Histoire sans paroles (37)
Sans paroles ? C'est vite dit ! Car il en a été proféré des myriades en un siècle, et des milliers d’articles à sensation, des faux reportages, des romans de gare, et il en coulera encore, du haut des 500 mètres du piton rocheux de Rennes-le-Château.
Au début de l’histoire c’était un petit village occitan et somnolent de 200 habitants, au pied d’une église délabrée, à 50km au sud de Carcassonne. Arrive en 1885, envoyé par l’évêché, un abbé relégué, un peu escroc. Il pille quelques tombes derrière son église, organise un trafic de messes et de sacrements et, soutenu par des amitiés royalistes, restaure l’église (elle sera inscrite aux Monuments historiques en 1994), l’ornant d’un décor tape-à-l’œil sulpicien, puis se fait construire un belle demeure Renaissance entourée d’un parc arboré, d’un belvédère, d’une serre pour quelques animaux exotiques et d’une petite tour très gothique.
Réprimandé puis déchu par l’Église en 1911, il prétendra pour sa défense avoir trouvé un trésor.
Réprimandé puis déchu par l’Église en 1911, il prétendra pour sa défense avoir trouvé un trésor.
L’histoire aurait pu se conclure à la mort du curé, très endetté, en 1917, et de sa servante et légataire, en 1953 (il l’avait intéressée très jeune à ses affaires), mais le nouveau propriétaire du domaine, qui avait tant attendu la fin du viager, transforma promptement le tout en « hôtel-restaurant de la Tour » et fit publier dans la Dépêche du Midi en janvier 1956 une série de chroniques promotionnelles racoleuses sur un trésor caché par le curé de Rennes-le-Château.
C’était le début de la légende et des mystifications, charlataneries, chasses au trésor et autres impostures.
Depuis, une nuée d’auteurs et d’éditeurs cupides alimentent sans arrêt les crédules d’une quincaillerie mythologique qui va de Blanche de Castille à Léonard de Vinci (tiens, encore lui !), passant par les Templiers, l'apocalypse du calendrier Maya, les extraterrestres et le Christ (qui serait venu à Rennes), sans oublier les pratiques ancestrales de méditation relaxante.

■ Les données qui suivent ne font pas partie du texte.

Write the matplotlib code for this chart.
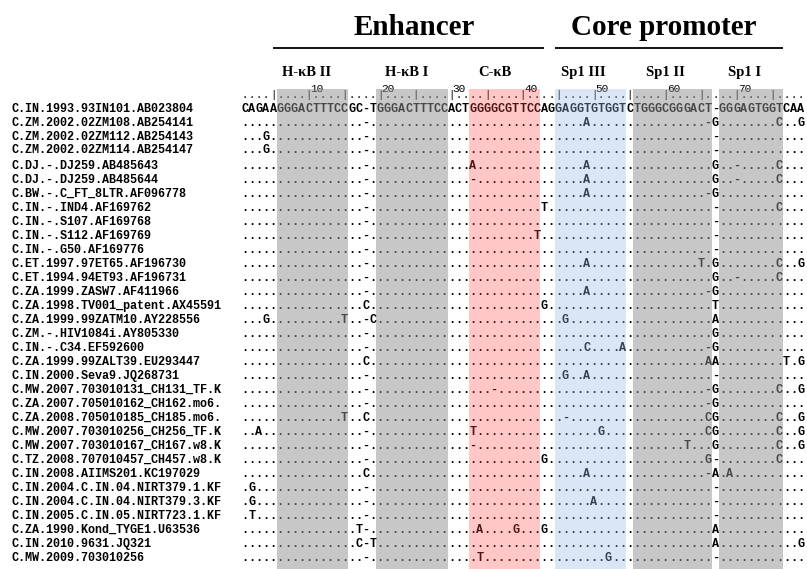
import matplotlib
matplotlib.use("Agg")
import matplotlib.pyplot as plt
from matplotlib.patches import Rectangle

reference = "CAGAAGGGACTTTCCGC-TGGGACTTTCCACTGGGGCGTTCCAGGAGGTGTGGTCTGGGCGGGACT-GGGAGTGGTCAA"

names = [
    "C.IN.1993.93IN101.AB023804",
    "C.ZM.2002.02ZM108.AB254141",
    "C.ZM.2002.02ZM112.AB254143",
    "C.ZM.2002.02ZM114.AB254147",
    "C.DJ.-.DJ259.AB485643",
    "C.DJ.-.DJ259.AB485644",
    "C.BW.-.C_FT_8LTR.AF096778",
    "C.IN.-.IND4.AF169762",
    "C.IN.-.S107.AF169768",
    "C.IN.-.S112.AF169769",
    "C.IN.-.G50.AF169776",
    "C.ET.1997.97ET65.AF196730",
    "C.ET.1994.94ET93.AF196731",
    "C.ZA.1999.ZASW7.AF411966",
    "C.ZA.1998.TV001_patent.AX45591",
    "C.ZA.1999.99ZATM10.AY228556",
    "C.ZM.-.HIV1084i.AY805330",
    "C.IN.-.C34.EF592600",
    "C.ZA.1999.99ZALT39.EU293447",
    "C.IN.2000.Seva9.JQ268731",
    "C.MW.2007.703010131_CH131_TF.K",
    "C.ZA.2007.705010162_CH162.mo6.",
    "C.ZA.2008.705010185_CH185.mo6.",
    "C.MW.2007.703010256_CH256_TF.K",
    "C.MW.2007.703010167_CH167.w8.K",
    "C.TZ.2008.707010457_CH457.w8.K",
    "C.IN.2008.AIIMS201.KC197029",
    "C.IN.2004.C.IN.04.NIRT379.1.KF",
    "C.IN.2004.C.IN.04.NIRT379.3.KF",
    "C.IN.2005.C.IN.05.NIRT723.1.KF",
    "C.ZA.1990.Kond_TYGE1.U63536",
    "C.IN.2010.9631.JQ321",
    "C.MW.2009.703010256",
]

# what each sequence shows where it is not a dot, as column+char (columns from 1)
# first row is the reference and is written out in full
differences = [
    None,
    "18- 49A 66- 67G 76C 79G",
    "4G 18- 67-",
    "4G 18- 67-",
    "18- 33A 49A 67G 70- 76C",
    "18- 33- 49A 67G 70- 76C",
    "18- 49A 66- 67G",
    "18- 43T 67- 76C",
    "18- 67-",
    "18- 42T 67-",
    "18- 67-",
    "18- 49A 65T 67G 76C 79G",
    "18- 67G 70- 76C",
    "18- 49A 66- 67G",
    "18C 43G 67T",
    "4G 15T 18- 19C 46G 67A",
    "18- 67G",
    "18- 49C 54A 66- 67G",
    "18C 66A 67A 77T 79G",
    "18- 46G 49A 67-",
    "18- 36- 66- 67G 76C 79G",
    "18- 66- 67G",
    "15T 18C 46- 66C 67G 76C 79G",
    "3A 18- 33T 51G 66C 67G 76C 79G",
    "18- 33- 63T 67G 76C 79G",
    "18- 43G 66G 67- 76C",
    "18C 49A 66- 67A 69A",
    "2G 18- 67-",
    "2G 18- 50A 67-",
    "2T 18- 67-",
    "17T 18- 34A 39G 43G 67A",
    "17C 18- 19T 67A 79G",
    "18- 34T 52G 67-",
]

sites = ["H-\u03baB II", "H-\u03baB I", "C-\u03baB", "Sp1 III", "Sp1 II", "Sp1 I"]
site_start = [6, 20, 33, 45, 56, 68]
site_end = [15, 29, 42, 54, 66, 76]
site_colors = [("#919191", 0.5), ("#919191", 0.5), ("#ff4848", 0.3),
               ("#95b8e2", 0.35), ("#919191", 0.5), ("#919191", 0.5)]

ruler_labels = ["10", "20", "30", "40", "50", "60", "70"]
ruler_label_cols = [10, 20, 30, 40, 50, 60, 70]


def build_row(diff):
    if diff is None:
        return reference
    row = ["."] * len(reference)
    for item in diff.split():
        row[int(item[:-1]) - 1] = item[-1]
    return "".join(row)


rows = [build_row(d) for d in differences]

W, H = 807, 569
fig = plt.figure(figsize=(W / 100, H / 100), dpi=100)
ax = fig.add_axes([0, 0, 1, 1])
ax.set_xlim(0, W)
ax.set_ylim(H, 0)
ax.axis("off")

x0, cw = 241.0, 7.13


def cx(c):
    return x0 + (c - 0.5) * cw


def row_y(i):
    return 109 + 13.8 * i if i < 4 else 166 + 14.0 * (i - 4)


mono = dict(family="Liberation Mono", fontweight="bold", fontsize=8.5)

for i, (name, seq) in enumerate(zip(names, rows)):
    y = row_y(i)
    ax.text(12, y, name, ha="left", va="center", **mono)
    for c, ch in enumerate(seq, start=1):
        ax.text(cx(c), y, ch, ha="center", va="center", **mono)

# ruler
ry = 95
for c in range(1, len(reference) + 1):
    ax.text(cx(c), ry, "|" if c % 5 == 0 else ".", ha="center", va="center",
            family="Liberation Mono", fontsize=7.5)
for lab, c in zip(ruler_labels, ruler_label_cols):
    ax.text(cx(c) + cw * 0.2, ry - 6, lab, ha="left", va="center",
            family="Liberation Mono", fontsize=8)

# shaded sites, laid over the letters
for s, e, (col, a) in zip(site_start, site_end, site_colors):
    ax.add_patch(Rectangle((x0 + (s - 1) * cw, 89), (e - s + 1) * cw, H - 89,
                           facecolor=col, alpha=a, edgecolor="none", zorder=5))

serif = "Liberation Serif"
label_x = [307, 407, 495, 583, 665, 745]
for lab, x in zip(sites, label_x):
    ax.text(x, 72, lab, ha="center", va="center", family=serif,
            fontweight="bold", fontsize=10.5)

ax.text(414, 27, "Enhancer", ha="center", va="center", family=serif,
        fontweight="bold", fontsize=21)
ax.text(664, 27, "Core promoter", ha="center", va="center", family=serif,
        fontweight="bold", fontsize=21)
ax.plot([273, 544], [48, 48], color="black", lw=1.3, solid_capstyle="butt")
ax.plot([555, 783], [48, 48], color="black", lw=1.3, solid_capstyle="butt")

fig.savefig("out.png", dpi=100)
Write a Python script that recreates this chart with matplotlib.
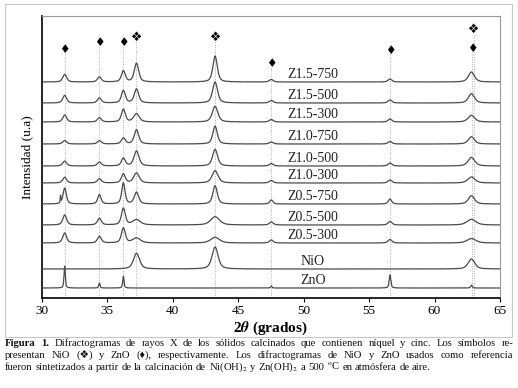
import numpy as np
import matplotlib
matplotlib.use("Agg")
import matplotlib.pyplot as plt
from matplotlib.patches import Rectangle

plt.rcParams['font.family'] = ['Liberation Serif', 'DejaVu Sans']
plt.rcParams['mathtext.fontset'] = 'stix'

# ---------------- data ----------------
samples = ['Z1.5-750', 'Z1.5-500', 'Z1.5-300', 'Z1.0-750', 'Z1.0-500', 'Z1.0-300',
           'Z0.5-750', 'Z0.5-500', 'Z0.5-300', 'NiO', 'ZnO']
offsets = [216, 195, 176, 154, 132, 115, 94, 73, 55, 29, 10]

peak_pos = [31.77, 34.42, 36.25, 37.25, 43.25, 47.54, 56.60, 62.82]
# peak heights (a.u.) per sample, at peak_pos
heights = {
    'Z1.5-750': [7.7, 5.0, 11.0, 18.7, 26.0, 2.5, 3.0, 10.0],
    'Z1.5-500': [7.7, 5.0, 12.5, 14.0, 21.0, 2.5, 3.0, 9.3],
    'Z1.5-300': [7.0, 4.3, 12.7, 8.3, 15.7, 2.5, 3.0, 6.7],
    'Z1.0-750': [3.5, 3.3, 6.0, 14.3, 18.0, 2.0, 2.5, 7.3],
    'Z1.0-500': [5.0, 4.0, 7.7, 15.0, 16.7, 2.5, 3.0, 8.7],
    'Z1.0-300': [5.7, 4.3, 9.0, 10.0, 12.3, 2.5, 3.0, 6.0],
    'Z0.5-750': [16.0, 9.3, 21.0, 11.7, 18.3, 4.0, 5.0, 8.3],
    'Z0.5-500': [10.0, 6.7, 16.7, 5.3, 8.3, 3.0, 3.5, 5.7],
    'Z0.5-300': [10.0, 6.7, 15.0, 5.0, 5.7, 3.0, 3.5, 4.5],
    'NiO':      [0.0, 0.0, 0.0, 15.7, 22.0, 0.0, 0.0, 10.0],
    'ZnO':      [22.0, 5.0, 12.0, 0.0, 0.0, 2.0, 13.0, 2.7],
}
# peak widths (FWHM, degrees)
widths = {
    'Z1.5-750': [0.35, 0.35, 0.35, 0.40, 0.40, 0.35, 0.35, 0.55],
    'Z1.5-500': [0.35, 0.35, 0.35, 0.40, 0.45, 0.35, 0.35, 0.55],
    'Z1.5-300': [0.35, 0.35, 0.35, 0.50, 0.50, 0.35, 0.35, 0.60],
    'Z1.0-750': [0.35, 0.35, 0.35, 0.40, 0.40, 0.35, 0.35, 0.55],
    'Z1.0-500': [0.35, 0.35, 0.35, 0.45, 0.45, 0.35, 0.35, 0.60],
    'Z1.0-300': [0.35, 0.35, 0.35, 0.50, 0.55, 0.35, 0.35, 0.65],
    'Z0.5-750': [0.30, 0.30, 0.30, 0.40, 0.40, 0.30, 0.30, 0.55],
    'Z0.5-500': [0.35, 0.35, 0.35, 0.70, 0.80, 0.35, 0.35, 0.80],
    'Z0.5-300': [0.35, 0.35, 0.35, 0.70, 0.80, 0.35, 0.35, 0.80],
    'NiO':      [0.50, 0.50, 0.50, 0.55, 0.55, 0.50, 0.50, 0.60],
    'ZnO':      [0.12, 0.12, 0.12, 0.12, 0.12, 0.12, 0.15, 0.15],
}
# extra sharp spike at 31.4 in Z0.5-750
spike_pos = 31.45
spike_h = 7.0

zno_marks_x = [31.77, 34.42, 36.25, 47.54, 56.60, 62.88]
zno_marks_y = [249, 256, 256, 235, 248, 250]
nio_marks_x = [37.25, 43.28, 63.02]
nio_marks_y = [261, 261, 269]

xticks = [30, 35, 40, 45, 50, 55, 60, 65]

# ---------------- figure ----------------
W, H = 518, 388
fig = plt.figure(figsize=(W / 100, H / 100), dpi=100)
fig.patch.set_facecolor('white')
fig.patches.append(Rectangle((5 / W, 1 - 337 / H), (512 - 5) / W, (337 - 4) / H,
                             transform=fig.transFigure, fill=False,
                             edgecolor='#c8c8c8', lw=0.8))

ax = fig.add_axes([41.5 / W, 1 - 298 / H, (500 - 41.5) / W, (298 - 16) / H])

x = np.linspace(30, 65, 4000)


def profile(pos, hts, wds):
    y = np.zeros_like(x)
    for c, h, w in zip(pos, hts, wds):
        if h <= 0:
            continue
        g = (x - c) / (w / 2)
        lor = 1 / (1 + g ** 2)
        gau = np.exp(-np.log(2) * g ** 2)
        y += h * (0.55 * lor + 0.45 * gau)
    return y


# dotted guide lines
for mx, my in zip(zno_marks_x + nio_marks_x, zno_marks_y + nio_marks_y):
    ax.plot([mx, mx], [0, my - 4], ls=(0, (1, 1.5)), color='#b0b0b0', lw=0.7, zorder=1)

for name, off in zip(samples, offsets):
    y = profile(peak_pos, heights[name], widths[name])
    if name == 'Z0.5-750':
        y = y + profile([spike_pos], [spike_h], [0.05])
    ax.plot(x, y + off, color='#4a4a4a', lw=0.9, zorder=3)
    ax.text(50.7, off + 7.5, name, ha='center', va='center', fontsize=10,
            color='#222222', zorder=4)

for mx, my in zip(zno_marks_x, zno_marks_y):
    ax.text(mx, my, '\u2666', ha='center', va='center', fontsize=8.5,
            family='DejaVu Sans', color='black', zorder=5)
for mx, my in zip(nio_marks_x, nio_marks_y):
    ax.text(mx, my, '\u2756', ha='center', va='center', fontsize=9,
            family='DejaVu Sans', color='black', zorder=5)

ax.set_xlim(30, 65)
ax.set_ylim(0, 282)
ax.set_xticks(xticks)
ax.set_xticklabels([str(t) for t in xticks], fontsize=9.5)
ax.set_yticks([])
ax.tick_params(axis='x', direction='out', length=3, width=0.8, pad=2)
for s in ['left', 'bottom']:
    ax.spines[s].set_color('black')
    ax.spines[s].set_linewidth(1.2)
for s in ['top', 'right']:
    ax.spines[s].set_color('#9a9a9a')
    ax.spines[s].set_linewidth(0.8)

ax.set_xlabel(r'2$\boldsymbol{\theta}$ (grados)', fontsize=11, fontweight='bold', labelpad=2)
ax.set_ylabel('Intensidad (u.a)', fontsize=9.5, labelpad=6)

# ---------------- caption (justified) ----------------
fig.canvas.draw()
renderer = fig.canvas.get_renderer()
cap_fs = 7.7
left_px, right_px = 5, 513
space_px = 0.25 * cap_fs * 100 / 72
lines = [
    ([('Figura', 'bold'), ('1.', 'bold'), ('Difractogramas', 'normal'), ('de', 'normal'),
      ('rayos', 'normal'), ('X', 'normal'), ('de', 'normal'), ('los', 'normal'),
      ('sólidos', 'normal'), ('calcinados', 'normal'), ('que', 'normal'),
      ('contienen', 'normal'), ('níquel', 'normal'), ('y', 'normal'), ('cinc.', 'normal'),
      ('Los', 'normal'), ('símbolos', 'normal'), ('re-', 'normal')], 346, True),
    ([(w, 'normal') for w in
      'presentan NiO (\u2756) y ZnO (\u2666), respectivamente. Los difractogramas de NiO y ZnO usados como referencia'.split(' ')],
     358, True),
    ([(w, 'normal') for w in
      ['fueron', 'sintetizados', 'a', 'partir', 'de', 'la', 'calcinación', 'de',
       r'Ni(OH)$_2$', 'y', r'Zn(OH)$_2$', 'a', '500', r'$^{\rm o}$C', 'en',
       'atmósfera', 'de', 'aire.']], 370, False),
]
for words, ypx, justify in lines:
    objs = []
    for w, wt in words:
        t = fig.text(0, 1 - ypx / H, w, fontsize=cap_fs, fontweight=wt,
                     ha='left', va='baseline', color='#111111',
                     family=['Liberation Serif', 'DejaVu Sans'])
        objs.append(t)
    wds = [o.get_window_extent(renderer).width for o in objs]
    total = sum(wds)
    if justify:
        gap = (right_px - left_px - total) / (len(objs) - 1)
    else:
        gap = space_px
    xp = left_px
    for o, wd in zip(objs, wds):
        o.set_x(xp / W)
        xp += wd + gap

fig.savefig('out.png', dpi=100, facecolor='white')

Mythologie bénigne, triste pacotille ennuyeuse et sans imagination, elle fait vivre aujourd’hui un village qui n’a plus que 80 habitants, mais 4 restaurants et 3 librairies ésotériques, quelques artisans d'art parasites, un modeste festival du film insolite (catégorie mysticisme et paranormal), un parking payant de 100 places en bas de la colline, et la crédulité de 30 000 béats annuels, parait-il.
Et le pauvre Satan, claustré sous le bénitier aux initiales du curé dévoyé, en est au moins à sa troisième tête. Elle avait disparu, avec les bras, en 1995. Recréés, ils viennent d’être à nouveau détruits à coups de hache par une jeune illuminée en 2017. La justice lui réclame 17 718 euros pour rembourser la restauration (notre illustration date de septembre 2019), ce qui parait très excessif pour une attraction de carton-pâte de style Disneyland, même inscrite aux Monuments historiques.